Orrie and Waggie had previously been arrested in connection with the February 2000 abduction of state witness Ebrahim Gallie, who was scheduled to testify in another Pagad trial. Gallie escaped but the case had to be dropped after he was shot dead in May that year.
Orrie was linked to the Keg bomb by fingerprints on a tube of glue found in the garage of the Enous home. At a bail hearing he denied knowing the Enouses.
The Enouses became state witnesses in the Keg case, but were murdered by Orrie’s brother, Phadiel, on Boxing Day 2000 while under witness protection. Phadiel Orrie was sentenced to two terms of life imprisonment for the murders.

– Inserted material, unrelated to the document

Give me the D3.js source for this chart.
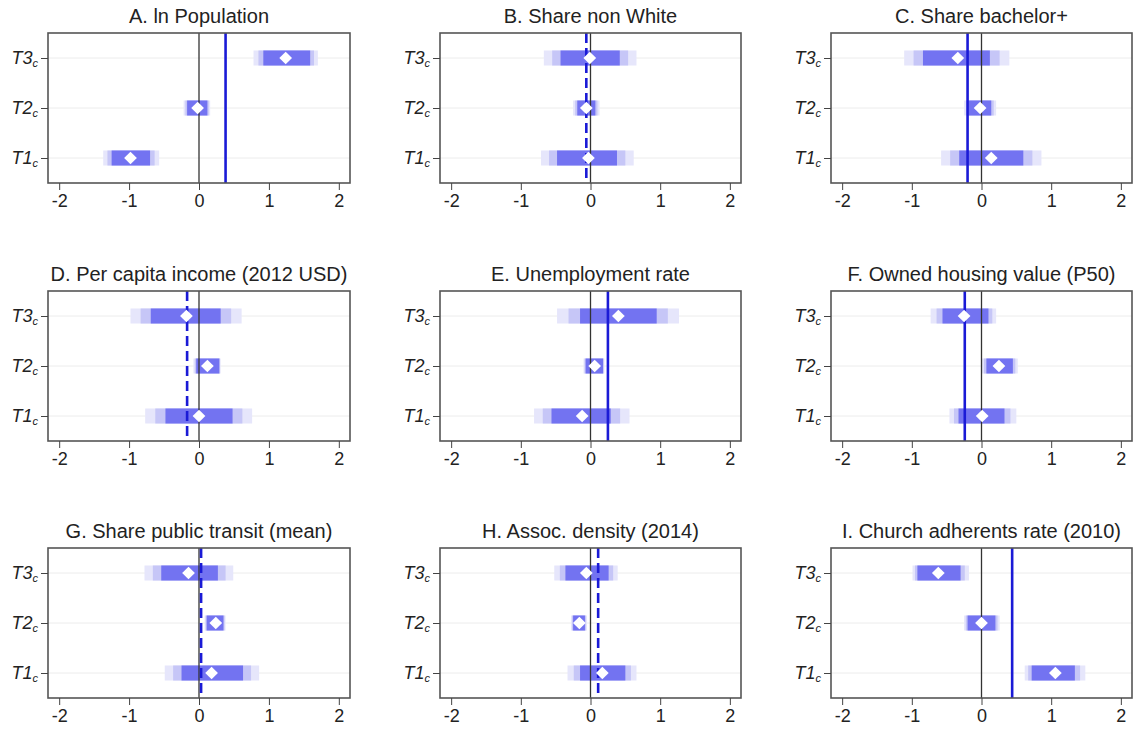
<!DOCTYPE html>
<html>
<head>
<meta charset="utf-8">
<script src="https://cdn.jsdelivr.net/npm/d3@7"></script>
<style>
    body { margin: 0; background: #fff; }
    svg { font-family: "Liberation Sans", Arial, sans-serif; }
</style>
</head>
<body>
<div id="chart"></div>
<script>
// panel titles, row labels and x ticks
const panelTitles = [
    'A. ln Population', 'B. Share non White', 'C. Share bachelor+',
    'D. Per capita income (2012 USD)', 'E. Unemployment rate', 'F. Owned housing value (P50)',
    'G. Share public transit (mean)', 'H. Assoc. density (2014)', 'I. Church adherents rate (2010)'
];
const rowLabels = ['T3', 'T2', 'T1'];
const xTicks = [-2, -1, 0, 1, 2];

// point estimates per panel, order T3, T2, T1
const pointEst = [
    [1.24, -0.02, -0.98], [-0.01, -0.06, -0.03], [-0.34, -0.02, 0.14],
    [-0.18, 0.12, 0.00], [0.40, 0.06, -0.12], [-0.25, 0.25, 0.01],
    [-0.15, 0.24, 0.18], [-0.06, -0.16, 0.17], [-0.62, 0.00, 1.06]
];
// outer (widest) interval
const outerLo = [
    [0.78, -0.22, -1.37], [-0.67, -0.25, -0.71], [-1.11, -0.25, -0.58],
    [-0.98, -0.08, -0.77], [-0.48, -0.10, -0.81], [-0.73, 0.00, -0.46],
    [-0.78, 0.08, -0.49], [-0.52, -0.28, -0.33], [-0.99, -0.25, 0.62]
];
const outerHi = [
    [1.70, 0.16, -0.57], [0.66, 0.13, 0.62], [0.40, 0.21, 0.86],
    [0.61, 0.31, 0.76], [1.27, 0.20, 0.56], [0.21, 0.52, 0.50],
    [0.49, 0.38, 0.86], [0.39, -0.05, 0.66], [-0.18, 0.26, 1.49]
];
// inner (dark) interval
const innerLo = [
    [0.92, -0.17, -1.25], [-0.43, -0.19, -0.48], [-0.84, -0.19, -0.32],
    [-0.69, -0.04, -0.48], [-0.15, -0.07, -0.56], [-0.56, 0.07, -0.33],
    [-0.54, 0.11, -0.25], [-0.36, -0.25, -0.15], [-0.92, -0.20, 0.72]
];
const innerHi = [
    [1.59, 0.12, -0.70], [0.42, 0.07, 0.38], [0.12, 0.14, 0.60],
    [0.31, 0.29, 0.48], [0.95, 0.18, 0.29], [0.10, 0.45, 0.33],
    [0.27, 0.35, 0.63], [0.26, -0.08, 0.50], [-0.30, 0.20, 1.34]
];
// blue reference line and whether it is dashed
const refLine = [0.38, -0.06, -0.20, -0.17, 0.25, -0.24, 0.03, 0.11, 0.44];
const refDashed = [false, true, false, true, false, false, true, true, false];

const width = 1135, height = 733;
const colLeft = [48, 440, 831];
const colRight = [350, 741, 1132];
const rowTop = [33, 291, 548];
const plotH = 150;
const barH = 15;

const svg = d3.select('#chart').append('svg')
    .attr('width', width)
    .attr('height', height);

panelTitles.forEach((title, i) => {
    const col = i % 3, row = Math.floor(i / 3);
    const left = colLeft[col], right = colRight[col];
    const top = rowTop[row], bottom = top + plotH;

    const x = d3.scaleLinear().domain([-2.16, 2.16]).range([left, right]);
    const y = d3.scalePoint().domain(rowLabels).range([top, bottom]).padding(0.5);

    const g = svg.append('g');

    // light grid
    g.selectAll('.grid')
        .data(rowLabels)
        .enter().append('line')
        .attr('x1', left).attr('x2', right)
        .attr('y1', d => y(d)).attr('y2', d => y(d))
        .attr('stroke', '#ececec').attr('stroke-width', 1);

    const rows = rowLabels.map((r, k) => ({
        r: r,
        est: pointEst[i][k],
        olo: outerLo[i][k], ohi: outerHi[i][k],
        ilo: innerLo[i][k], ihi: innerHi[i][k]
    }));

    // smoothed CI bands: outer, middle, inner
    const layers = [
        { lo: d => d.olo, hi: d => d.ohi, fill: '#e6e6fb' },
        { lo: d => (d.olo + d.ilo) / 2, hi: d => (d.ohi + d.ihi) / 2, fill: '#c6c6f7' },
        { lo: d => d.ilo, hi: d => d.ihi, fill: '#7373f1' }
    ];
    layers.forEach(layer => {
        g.selectAll(null)
            .data(rows)
            .enter().append('rect')
            .attr('x', d => x(layer.lo(d)))
            .attr('width', d => x(layer.hi(d)) - x(layer.lo(d)))
            .attr('y', d => y(d.r) - barH / 2)
            .attr('height', barH)
            .attr('fill', layer.fill);
    });

    // zero line
    g.append('line')
        .attr('x1', x(0)).attr('x2', x(0))
        .attr('y1', top).attr('y2', bottom)
        .attr('stroke', '#333').attr('stroke-width', 1.3);

    // blue reference line
    g.append('line')
        .attr('x1', x(refLine[i])).attr('x2', x(refLine[i]))
        .attr('y1', top).attr('y2', bottom)
        .attr('stroke', '#1a1ad6').attr('stroke-width', 2.6)
        .attr('stroke-dasharray', refDashed[i] ? '10,5' : null);

    // diamonds
    g.selectAll('.pt')
        .data(rows)
        .enter().append('path')
        .attr('d', d3.symbol().type(d3.symbolSquare).size(81))
        .attr('transform', d => `translate(${x(d.est)},${y(d.r)}) rotate(45)`)
        .attr('fill', '#fff');

    // frame
    g.append('rect')
        .attr('x', left).attr('y', top)
        .attr('width', right - left).attr('height', plotH)
        .attr('fill', 'none')
        .attr('stroke', '#555').attr('stroke-width', 1.6);

    // x axis
    const xAxis = g.append('g')
        .attr('transform', `translate(0,${bottom})`)
        .call(d3.axisBottom(x).tickValues(xTicks).tickSize(7).tickPadding(4)
            .tickFormat(d => String(d)));
    xAxis.select('.domain').remove();
    xAxis.selectAll('.tick line').attr('stroke', '#444');
    xAxis.selectAll('.tick text')
        .attr('font-size', 18).attr('fill', '#222')
        .style('font-family', '"Liberation Sans", Arial, sans-serif');

    // y axis
    const yAxis = g.append('g')
        .attr('transform', `translate(${left},0)`)
        .call(d3.axisLeft(y).tickSize(7).tickPadding(3));
    yAxis.select('.domain').remove();
    yAxis.selectAll('.tick line').attr('stroke', '#444');
    yAxis.selectAll('.tick text')
        .text(null)
        .attr('font-size', 18).attr('fill', '#222')
        .style('font-family', '"Liberation Sans", Arial, sans-serif')
        .style('font-style', 'italic')
        .each(function(d) {
            const t = d3.select(this);
            t.append('tspan').text(d);
            t.append('tspan').attr('font-size', 11).attr('dy', 3).text('c');
        });

    // title
    svg.append('text')
        .attr('x', (left + right) / 2)
        .attr('y', top - 10)
        .attr('text-anchor', 'middle')
        .attr('font-size', 20)
        .attr('fill', '#222')
        .text(title);
});
</script>
</body>
</html>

At the time of the Keg incident Waggie was out on bail in another case related to the Lansdowne police station bombing in January 1998.
Waggie, with another Pagad member, Ismail Edwards, was later convicted in the Lansdowne case and sentenced to 30 years imprisonment.
Waggie and Shahied Davids were also convicted in another case for attempting to murder Armien Abrahams and robbing him of his bakkie. Abrahams, who was connected to high-profile gang members, was also later gunned down by unknown assailants.
Waggie is still in jail, but Davids was released in 2005. Davids was arrested again in December 2006, allegedly in possession of three pipe-bombs. Charges against him were withdrawn without explanation in 2007.
In June 2007 a newspaper quoted prosecutor Helene Booysen confirming the Keg case was being reopened. But on March 26 2008 the case was quietly closed once more.